Natürlich, und darauf legt die DEKRA Wert, sind diese Versuche kein Vergleich. Zu unterschiedlich sind die Fahrzeuge. Dennoch gibt es zu denken, dass vor allem alte Konstruktionen mit großen Belastungswerten negativ auffallen. Alle Autos waren nach dem Crash nur noch Schrott.

Der Smart, immerhin der jüngste Test-Kandidat, sah auf den ersten Blick noch relativ gut aus, allerdings war der Fußraum auf der Beifahrerseite stark deformiert. Bei den anderen Kleinwagen braucht über eine Reparatur gar nicht nachgedacht zu werden.

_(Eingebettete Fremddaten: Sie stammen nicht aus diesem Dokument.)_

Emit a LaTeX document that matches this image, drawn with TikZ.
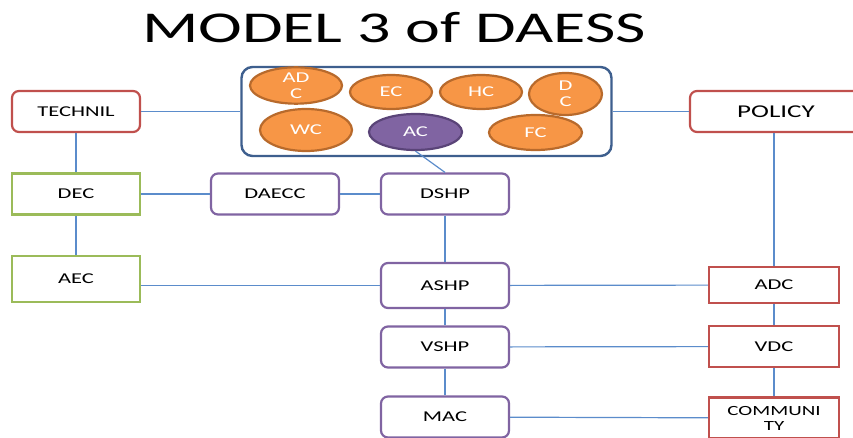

Jeder Knall brachte den Airbag zum Rauchen und das Publikum zum Schweigen. Auch wenn der Test improvisiert wirkte: Wer diese Bilder sieht, beharrt nicht auf Vorfahrt, sondern denkt nach. Wir sind gespannt, wie die Industrie über derartige Tests denkt. Bei Redaktionsschluss waren den Herstellern noch zu wenig Fakten für eine Stellungnahme bekannt. Mal sehen, ob sie auch so geschockt sind wie das Crash-Publikum.

Kommentar von Redakteur N. Eickmann

Kommentar von AUTO BILD-Redakteur Nikolaus Eickmann Autohersteller und die Organisation EuroNCAP crashen seit Jahren nach genau definierten Parametern: Geschwindigkeit, seitliche Überdeckung der Barriere, deren Verformbarkeit, ja selbst der Abstand der Dummys zum Lenkrad und die Neigung der Sitzlehne, alles ist haarklein vorgeschrieben. Warum? Um eine verwertbare Vergleichbarkeit zu erhalten.

Bei den hier gezeigten Szenarien handelt es sich um so genannte Car-to-Car-Crash-Versuche. Und ihre Ergebnisse sind nur begrenzt aussagekräftig. Beim nächsten Crash könnte alles schon ganz anders aussehen. Denn: Die Vergangenheit der Fahrzeuge ist unbekannt, vielleicht waren auch ehemalige Unfallfahrzeuge im Test, keiner weiß das genau.

Sicher ist: Demnächst flimmern diese Bilder über sämtliche TV-Sender, sorgen für Panik und Einschaltquote. Motto: Nur die Show ist wichtig. Der Kameramann zeichnet spektakuläre Bilder auf, die begleitenden Kommentare (ver)formen das Horrorszenario. Der Feldversuch von DEKRA zeigt Einzelfälle. Nicht mehr, nicht weniger. Mit EuroNCAP hat das nichts zu tun.